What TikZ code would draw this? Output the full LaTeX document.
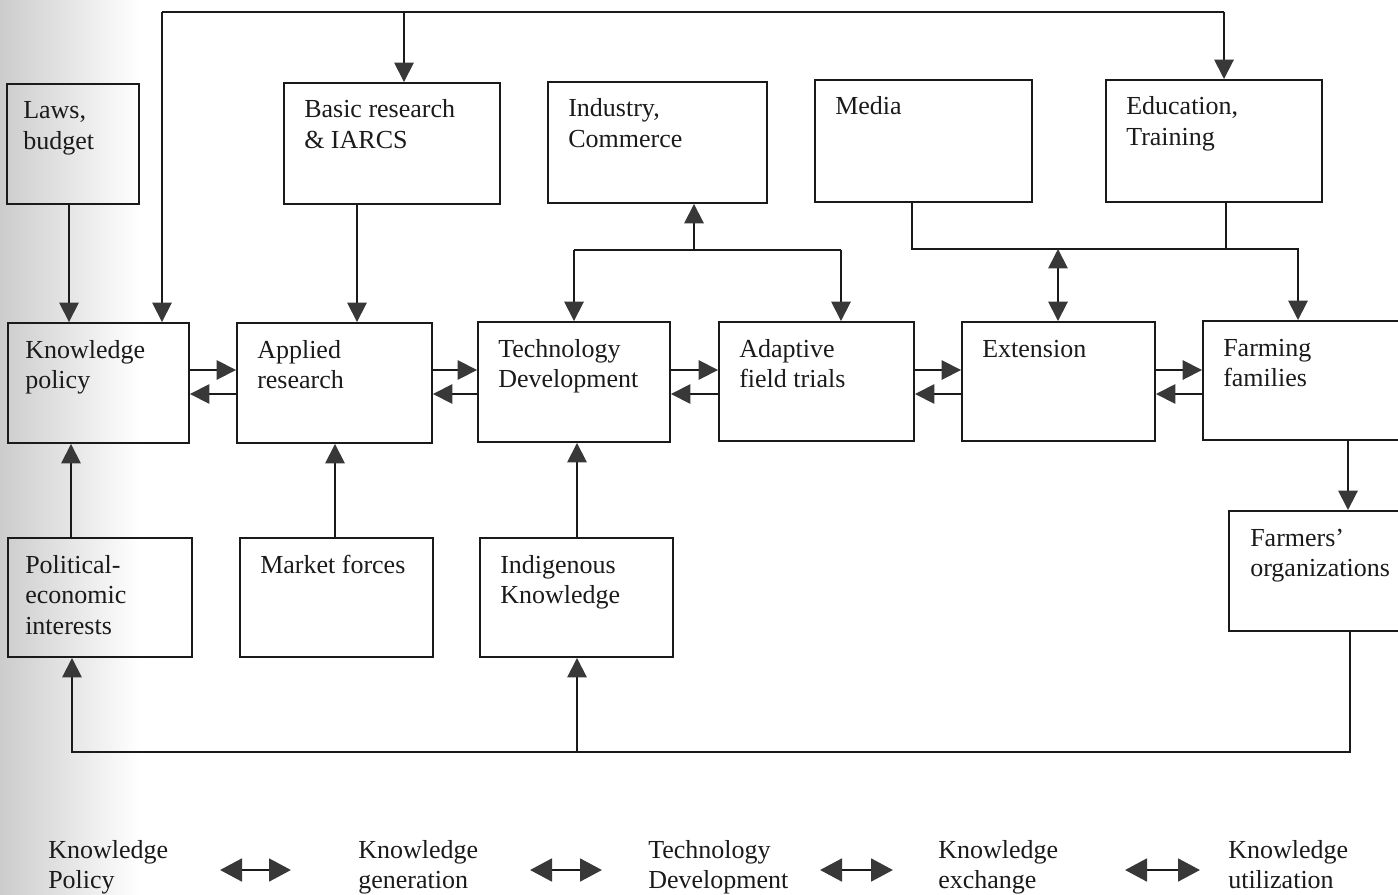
\documentclass[tikz,border=0pt]{standalone}
\usepackage{fontspec}
\setmainfont{Liberation Serif}
\usetikzlibrary{arrows.meta}

\definecolor{ink}{HTML}{1A1A1A}
\definecolor{headgray}{HTML}{383838}

% multi-line box text whose baseline is that of its first line
\newcommand\boxtext[1]{\begin{tabular}[t]{@{}l@{}}#1\end{tabular}}

% \ubox[text inset]{name}{left}{top}{right}{bottom}{text}  (pixel units, y downwards)
\newcommand\ubox[7][20]{%
  \node[ubox, minimum width={(#5-#3)*0.75pt}, minimum height={(#6-#4)*0.75pt}]
    (#2) at ({(#3+#5)/2},{(#4+#6)/2}) {};
  \node[utext] (#2-text) at ({#3+#1},{#4+35}) {\boxtext{#7}};
}

\tikzset{
  x=0.75pt, y=-0.75pt,
  >={Triangle[length=14.5pt,width=14.5pt,color=headgray]},
  ubox/.style={draw=ink, line width=1.45pt, inner sep=0pt, rectangle},
  utext/.style={anchor=base west, inner sep=0pt, text=ink,
                font=\fontsize{19.5pt}{23pt}\selectfont},
  link/.style={draw=ink, line width=1.35pt},
  arr/.style={link, ->},
  darr/.style={link, <->},
  legarr/.style={draw=ink, line width=2.2pt,
    {Triangle[length=16.5pt,width=17pt,color=headgray]}-{Triangle[length=16.5pt,width=17pt,color=headgray]}},
}

\begin{document}
\begin{tikzpicture}
\useasboundingbox (0,0) rectangle (1398,895);
\clip (0,0) rectangle (1398,895);

% shadow along the left edge of the page
\shade[left color=black!20, right color=white] (0,0) rectangle (140,895);

% ---- boxes ----
\ubox[16]{laws}{7}{84}{139}{204}{Laws,\\budget}
\ubox{basic}{284}{83}{500}{204}{Basic research\\\& IARCS}
\ubox{industry}{548}{82}{767}{203}{Industry,\\Commerce}
\ubox{media}{815}{80}{1032}{202}{Media}
\ubox{edu}{1106}{80}{1322}{202}{Education,\\Training}

\ubox[17]{kpol}{8}{323}{189}{443}{Knowledge\\policy}
\ubox{appl}{237}{323}{432}{443}{Applied\\research}
\ubox{tech}{478}{322}{670}{442}{Technology\\Development}
\ubox{adapt}{719}{322}{914}{441}{Adaptive\\field trials}
\ubox{ext}{962}{322}{1155}{441}{Extension}
\ubox{farm}{1203}{321}{1440}{440}{Farming\\families}

\ubox[17]{polit}{8}{538}{192}{657}{Political-\\economic\\interests}
\ubox{market}{240}{538}{433}{657}{Market forces}
\ubox{indig}{480}{538}{673}{657}{Indigenous\\Knowledge}
\ubox[21]{forg}{1229}{511}{1440}{631}{Farmers’\\organizations}

% ---- top distribution line ----
\coordinate (busL) at (162,12);
\coordinate (busB) at (404,12);
\coordinate (busR) at (1224,12);
\draw[link] (busL) -- (busR);
\draw[arr] (busL) -- (busL |- kpol.north);
\draw[arr] (busB) -- (busB |- basic.north);
\draw[arr] (busR) -- (busR |- edu.north);

% ---- top row to middle row ----
\coordinate (xLaws) at (69,0);
\coordinate (xBasic) at (357,0);
\draw[arr] (laws.south -| xLaws) -- (kpol.north -| xLaws);
\draw[arr] (basic.south -| xBasic) -- (appl.north -| xBasic);

% industry, commerce link line
\coordinate (ibL) at (574,250);
\coordinate (ibM) at (694,250);
\coordinate (ibR) at (841,250);
\draw[link] (ibL) -- (ibR);
\draw[arr] (ibM) -- (ibM |- industry.south);
\draw[arr] (ibL) -- (ibL |- tech.north);
\draw[arr] (ibR) -- (ibR |- adapt.north);

% media, education link line
\coordinate (mbL) at (912,249);
\coordinate (mbX) at (1058,249);
\coordinate (mbE) at (1226,249);
\coordinate (mbR) at (1298,249);
\draw[arr] (media.south -| mbL) -- (mbL) -- (mbR) -- (mbR |- farm.north);
\draw[link] (edu.south -| mbE) -- (mbE);
\draw[darr] (mbX) -- (mbX |- ext.north);

% ---- middle row exchanges ----
\coordinate (rowR) at (0,370);
\coordinate (rowL) at (0,394);
\foreach \a/\b in {kpol/appl, appl/tech, tech/adapt, adapt/ext, ext/farm} {
  \draw[arr] (\a.east |- rowR) -- (\b.west |- rowR);
  \draw[arr] (\b.west |- rowL) -- (\a.east |- rowL);
}

% ---- bottom row to middle row ----
\coordinate (xPolit) at (71,0);
\coordinate (xMarket) at (335,0);
\coordinate (xIndig) at (577,0);
\draw[arr] (polit.north -| xPolit) -- (kpol.south -| xPolit);
\draw[arr] (market.north -| xMarket) -- (appl.south -| xMarket);
\draw[arr] (indig.north -| xIndig) -- (tech.south -| xIndig);

% ---- farming families, farmers' organizations, feedback ----
\coordinate (xFarm) at (1348,0);
\draw[arr] (farm.south -| xFarm) -- (forg.north -| xFarm);
\coordinate (fbR) at (1350,752);
\coordinate (fbI) at (577,752);
\coordinate (fbL) at (72,752);
\draw[arr] (forg.south -| fbR) -- (fbR) -- (fbL) -- (polit.south -| fbL);
\draw[arr] (fbI) -- (indig.south -| fbI);

% ---- legend ----
\node[utext] (lg1) at (48,858)   {\boxtext{Knowledge\\Policy}};
\node[utext] (lg2) at (358,858)  {\boxtext{Knowledge\\generation}};
\node[utext] (lg3) at (648,858)  {\boxtext{Technology\\Development}};
\node[utext] (lg4) at (938,858)  {\boxtext{Knowledge\\exchange}};
\node[utext] (lg5) at (1228,858) {\boxtext{Knowledge\\utilization}};

\coordinate (la1) at (220,870);  \coordinate (lb1) at (291,870);
\coordinate (la2) at (530,870);  \coordinate (lb2) at (602,870);
\coordinate (la3) at (820,870);  \coordinate (lb3) at (893,870);
\coordinate (la4) at (1125,870); \coordinate (lb4) at (1200,870);
\foreach \i in {1,...,4} { \draw[legarr] (la\i) -- (lb\i); }
\end{tikzpicture}
\end{document}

• • •

#### EXERCISE OBJECTIVE:
Return exactly what appears from the opening line of the material through the line with "(0,0) rectangle (140,895);", apart from the pictures.

#### ANSWER FOR THE TASK:
What TikZ code would draw this? Output the full LaTeX document.
\documentclass[tikz,border=0pt]{standalone}
\usepackage{fontspec}
\setmainfont{Liberation Serif}
\usetikzlibrary{arrows.meta}

\definecolor{ink}{HTML}{1A1A1A}
\definecolor{headgray}{HTML}{383838}

% multi-line box text whose baseline is that of its first line
\newcommand\boxtext[1]{\begin{tabular}[t]{@{}l@{}}#1\end{tabular}}

% \ubox[text inset]{name}{left}{top}{right}{bottom}{text}  (pixel units, y downwards)
\newcommand\ubox[7][20]{%
  \node[ubox, minimum width={(#5-#3)*0.75pt}, minimum height={(#6-#4)*0.75pt}]
    (#2) at ({(#3+#5)/2},{(#4+#6)/2}) {};
  \node[utext] (#2-text) at ({#3+#1},{#4+35}) {\boxtext{#7}};
}

\tikzset{
  x=0.75pt, y=-0.75pt,
  >={Triangle[length=14.5pt,width=14.5pt,color=headgray]},
  ubox/.style={draw=ink, line width=1.45pt, inner sep=0pt, rectangle},
  utext/.style={anchor=base west, inner sep=0pt, text=ink,
                font=\fontsize{19.5pt}{23pt}\selectfont},
  link/.style={draw=ink, line width=1.35pt},
  arr/.style={link, ->},
  darr/.style={link, <->},
  legarr/.style={draw=ink, line width=2.2pt,
    {Triangle[length=16.5pt,width=17pt,color=headgray]}-{Triangle[length=16.5pt,width=17pt,color=headgray]}},
}

\begin{document}
\begin{tikzpicture}
\useasboundingbox (0,0) rectangle (1398,895);
\clip (0,0) rectangle (1398,895);

% shadow along the left edge of the page
\shade[left color=black!20, right color=white] (0,0) rectangle (140,895);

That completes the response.